-- Dataset extract --
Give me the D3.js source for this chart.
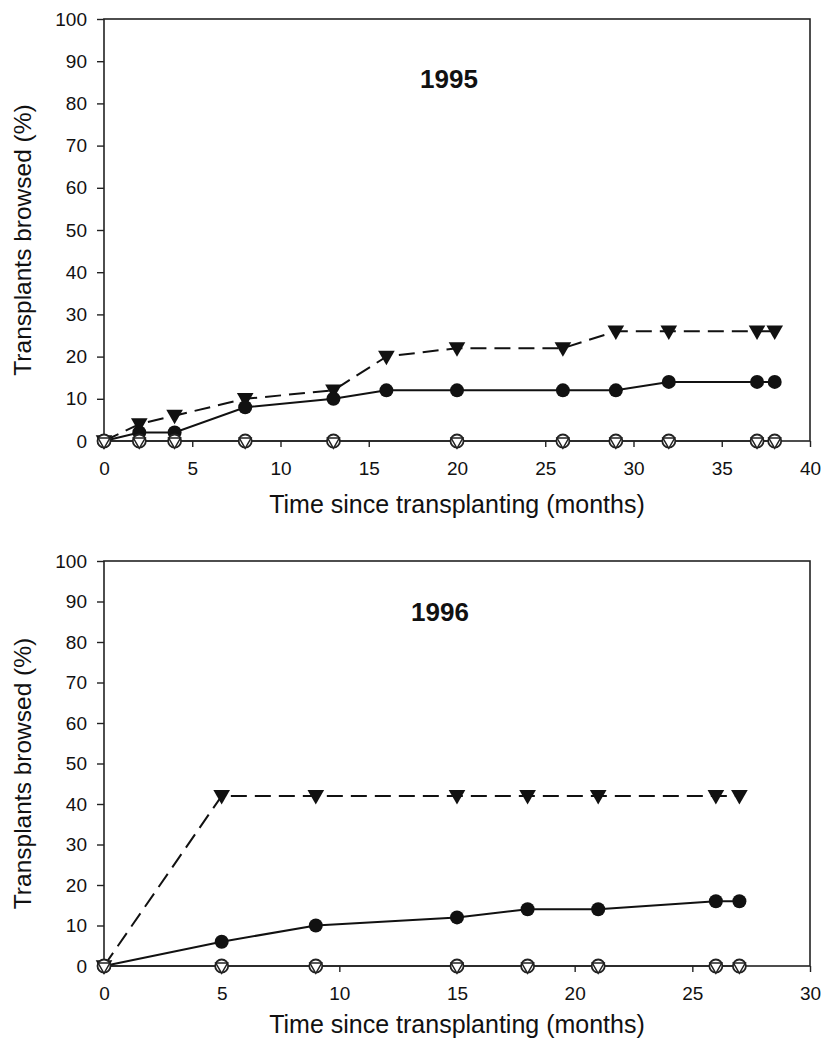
<!DOCTYPE html>
<html>
<head>
<meta charset="utf-8">
<script src="https://cdn.jsdelivr.net/npm/d3@7"></script>
<style>
  body { margin: 0; background: #fff; }
  svg { display: block; font-family: "Liberation Sans", Arial, sans-serif; }
</style>
</head>
<body>
<svg id="chart" width="824" height="1039"></svg>
<script>
// 1995 cohort
const months95 = [0, 2, 4, 8, 13, 16, 20, 26, 29, 32, 37, 38];
const circles95 = [0, 2, 2, 8, 10, 12, 12, 12, 12, 14, 14, 14];
const triangles95 = [0, 4, 6, 10, 12, 20, 22, 22, 26, 26, 26, 26];
const openMonths95 = [0, 2, 4, 8, 13, 20, 26, 29, 32, 37, 38];
const open95 = [0, 0, 0, 0, 0, 0, 0, 0, 0, 0, 0];

// 1996 cohort
const months96 = [0, 5, 9, 15, 18, 21, 26, 27];
const circles96 = [0, 6, 10, 12, 14, 14, 16, 16];
const triangles96 = [0, 42, 42, 42, 42, 42, 42, 42];
const openMonths96 = [0, 5, 9, 15, 18, 21, 26, 27];
const open96 = [0, 0, 0, 0, 0, 0, 0, 0];

const yTicks = [0, 10, 20, 30, 40, 50, 60, 70, 80, 90, 100];
const xTicks95 = [0, 5, 10, 15, 20, 25, 30, 35, 40];
const xTicks96 = [0, 5, 10, 15, 20, 25, 30];

const svg = d3.select("#chart");

function panel(cfg) {
  const x = d3.scaleLinear().domain(cfg.xDomain).range([104, 810]);
  const y = d3.scaleLinear().domain([0, 100]).range([cfg.bottom, cfg.top]);
  const g = svg.append("g");

  // frame
  g.append("rect")
    .attr("x", x.range()[0]).attr("y", y(100))
    .attr("width", x.range()[1] - x.range()[0])
    .attr("height", y(0) - y(100))
    .attr("fill", "none").attr("stroke", "#222").attr("stroke-width", 1.6);

  const ya = g.append("g").attr("transform", `translate(${x.range()[0]},0)`)
    .call(d3.axisLeft(y).tickValues(yTicks).tickSize(7).tickPadding(10));
  const xa = g.append("g").attr("transform", `translate(0,${y(0)})`)
    .call(d3.axisBottom(x).tickValues(cfg.xTicks).tickSize(6).tickPadding(15));
  [ya, xa].forEach(a => {
    a.select(".domain").remove();
    a.selectAll("line").attr("stroke", "#222").attr("stroke-width", 1.4);
    a.selectAll("text").attr("font-size", 19).attr("fill", "#111")
      .attr("font-family", "Liberation Sans, Arial, sans-serif");
  });

  // axis titles
  g.append("text")
    .attr("transform", `translate(22,${(y(0) + y(100)) / 2 + 10}) rotate(-90)`)
    .attr("text-anchor", "middle").attr("dominant-baseline", "central")
    .attr("font-size", 24.5).attr("fill", "#111")
    .text("Transplants browsed (%)");
  g.append("text")
    .attr("x", (x.range()[0] + x.range()[1]) / 2).attr("y", cfg.xTitleY)
    .attr("text-anchor", "middle")
    .attr("font-size", 25).attr("fill", "#111")
    .text("Time since transplanting (months)");

  // year label
  g.append("text")
    .attr("x", cfg.yearX).attr("y", cfg.yearY)
    .attr("text-anchor", "middle")
    .attr("font-size", 26).attr("font-weight", "bold").attr("fill", "#111")
    .text(cfg.year);

  const line = d3.line().x(d => x(d[0])).y(d => y(d[1]));
  const tri = d3.symbol().type(d3.symbolTriangle);

  // open series along the baseline
  const openPts = d3.zip(cfg.openMonths, cfg.open);
  g.append("path").datum(openPts).attr("d", line)
    .attr("fill", "none").attr("stroke", "#222").attr("stroke-width", 1.4);

  // filled triangles, dashed line
  const triPts = d3.zip(cfg.months, cfg.triangles);
  g.append("path").datum(triPts).attr("d", line)
    .attr("fill", "none").attr("stroke", "#111").attr("stroke-width", 2)
    .attr("stroke-dasharray", "16,8");

  // filled circles, solid line
  const cirPts = d3.zip(cfg.months, cfg.circles);
  g.append("path").datum(cirPts).attr("d", line)
    .attr("fill", "none").attr("stroke", "#111").attr("stroke-width", 2);

  g.selectAll(".tri").data(triPts).join("path")
    .attr("transform", d => `translate(${x(d[0])},${y(d[1]) - 1}) rotate(180)`)
    .attr("d", tri.size(120)).attr("fill", "#111");

  g.selectAll(".cir").data(cirPts).join("circle")
    .attr("cx", d => x(d[0])).attr("cy", d => y(d[1]))
    .attr("r", 7).attr("fill", "#111");

  // open circles with open triangles inside
  g.selectAll(".ocir").data(openPts).join("circle")
    .attr("cx", d => x(d[0])).attr("cy", d => y(d[1]))
    .attr("r", 6.5).attr("fill", "#fff").attr("stroke", "#222").attr("stroke-width", 1.8);
  g.selectAll(".otri").data(openPts).join("path")
    .attr("transform", d => `translate(${x(d[0])},${y(d[1]) + 0.5}) rotate(180)`)
    .attr("d", tri.size(60)).attr("fill", "#fff").attr("stroke", "#222").attr("stroke-width", 1.5);
}

panel({
  year: "1995", xDomain: [0, 40], xTicks: xTicks95, top: 19, bottom: 441,
  months: months95, circles: circles95, triangles: triangles95,
  openMonths: openMonths95, open: open95, yearX: 449, yearY: 88, xTitleY: 513
});
panel({
  year: "1996", xDomain: [0, 30], xTicks: xTicks96, top: 561, bottom: 966,
  months: months96, circles: circles96, triangles: triangles96,
  openMonths: openMonths96, open: open96, yearX: 440, yearY: 621, xTitleY: 1033
});
</script>
</body>
</html>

-- What needs to be done --
Print the listing above in full, exactly as written. Omit any pictures.

-- Final result --
Give me the D3.js source for this chart.
<!DOCTYPE html>
<html>
<head>
<meta charset="utf-8">
<script src="https://cdn.jsdelivr.net/npm/d3@7"></script>
<style>
  body { margin: 0; background: #fff; }
  svg { display: block; font-family: "Liberation Sans", Arial, sans-serif; }
</style>
</head>
<body>
<svg id="chart" width="824" height="1039"></svg>
<script>
// 1995 cohort
const months95 = [0, 2, 4, 8, 13, 16, 20, 26, 29, 32, 37, 38];
const circles95 = [0, 2, 2, 8, 10, 12, 12, 12, 12, 14, 14, 14];
const triangles95 = [0, 4, 6, 10, 12, 20, 22, 22, 26, 26, 26, 26];
const openMonths95 = [0, 2, 4, 8, 13, 20, 26, 29, 32, 37, 38];
const open95 = [0, 0, 0, 0, 0, 0, 0, 0, 0, 0, 0];

// 1996 cohort
const months96 = [0, 5, 9, 15, 18, 21, 26, 27];
const circles96 = [0, 6, 10, 12, 14, 14, 16, 16];
const triangles96 = [0, 42, 42, 42, 42, 42, 42, 42];
const openMonths96 = [0, 5, 9, 15, 18, 21, 26, 27];
const open96 = [0, 0, 0, 0, 0, 0, 0, 0];

const yTicks = [0, 10, 20, 30, 40, 50, 60, 70, 80, 90, 100];
const xTicks95 = [0, 5, 10, 15, 20, 25, 30, 35, 40];
const xTicks96 = [0, 5, 10, 15, 20, 25, 30];

const svg = d3.select("#chart");

function panel(cfg) {
  const x = d3.scaleLinear().domain(cfg.xDomain).range([104, 810]);
  const y = d3.scaleLinear().domain([0, 100]).range([cfg.bottom, cfg.top]);
  const g = svg.append("g");

  // frame
  g.append("rect")
    .attr("x", x.range()[0]).attr("y", y(100))
    .attr("width", x.range()[1] - x.range()[0])
    .attr("height", y(0) - y(100))
    .attr("fill", "none").attr("stroke", "#222").attr("stroke-width", 1.6);

  const ya = g.append("g").attr("transform", `translate(${x.range()[0]},0)`)
    .call(d3.axisLeft(y).tickValues(yTicks).tickSize(7).tickPadding(10));
  const xa = g.append("g").attr("transform", `translate(0,${y(0)})`)
    .call(d3.axisBottom(x).tickValues(cfg.xTicks).tickSize(6).tickPadding(15));
  [ya, xa].forEach(a => {
    a.select(".domain").remove();
    a.selectAll("line").attr("stroke", "#222").attr("stroke-width", 1.4);
    a.selectAll("text").attr("font-size", 19).attr("fill", "#111")
      .attr("font-family", "Liberation Sans, Arial, sans-serif");
  });

  // axis titles
  g.append("text")
    .attr("transform", `translate(22,${(y(0) + y(100)) / 2 + 10}) rotate(-90)`)
    .attr("text-anchor", "middle").attr("dominant-baseline", "central")
    .attr("font-size", 24.5).attr("fill", "#111")
    .text("Transplants browsed (%)");
  g.append("text")
    .attr("x", (x.range()[0] + x.range()[1]) / 2).attr("y", cfg.xTitleY)
    .attr("text-anchor", "middle")
    .attr("font-size", 25).attr("fill", "#111")
    .text("Time since transplanting (months)");

  // year label
  g.append("text")
    .attr("x", cfg.yearX).attr("y", cfg.yearY)
    .attr("text-anchor", "middle")
    .attr("font-size", 26).attr("font-weight", "bold").attr("fill", "#111")
    .text(cfg.year);

  const line = d3.line().x(d => x(d[0])).y(d => y(d[1]));
  const tri = d3.symbol().type(d3.symbolTriangle);

  // open series along the baseline
  const openPts = d3.zip(cfg.openMonths, cfg.open);
  g.append("path").datum(openPts).attr("d", line)
    .attr("fill", "none").attr("stroke", "#222").attr("stroke-width", 1.4);

  // filled triangles, dashed line
  const triPts = d3.zip(cfg.months, cfg.triangles);
  g.append("path").datum(triPts).attr("d", line)
    .attr("fill", "none").attr("stroke", "#111").attr("stroke-width", 2)
    .attr("stroke-dasharray", "16,8");

  // filled circles, solid line
  const cirPts = d3.zip(cfg.months, cfg.circles);
  g.append("path").datum(cirPts).attr("d", line)
    .attr("fill", "none").attr("stroke", "#111").attr("stroke-width", 2);

  g.selectAll(".tri").data(triPts).join("path")
    .attr("transform", d => `translate(${x(d[0])},${y(d[1]) - 1}) rotate(180)`)
    .attr("d", tri.size(120)).attr("fill", "#111");

  g.selectAll(".cir").data(cirPts).join("circle")
    .attr("cx", d => x(d[0])).attr("cy", d => y(d[1]))
    .attr("r", 7).attr("fill", "#111");

  // open circles with open triangles inside
  g.selectAll(".ocir").data(openPts).join("circle")
    .attr("cx", d => x(d[0])).attr("cy", d => y(d[1]))
    .attr("r", 6.5).attr("fill", "#fff").attr("stroke", "#222").attr("stroke-width", 1.8);
  g.selectAll(".otri").data(openPts).join("path")
    .attr("transform", d => `translate(${x(d[0])},${y(d[1]) + 0.5}) rotate(180)`)
    .attr("d", tri.size(60)).attr("fill", "#fff").attr("stroke", "#222").attr("stroke-width", 1.5);
}

panel({
  year: "1995", xDomain: [0, 40], xTicks: xTicks95, top: 19, bottom: 441,
  months: months95, circles: circles95, triangles: triangles95,
  openMonths: openMonths95, open: open95, yearX: 449, yearY: 88, xTitleY: 513
});
panel({
  year: "1996", xDomain: [0, 30], xTicks: xTicks96, top: 561, bottom: 966,
  months: months96, circles: circles96, triangles: triangles96,
  openMonths: openMonths96, open: open96, yearX: 440, yearY: 621, xTitleY: 1033
});
</script>
</body>
</html>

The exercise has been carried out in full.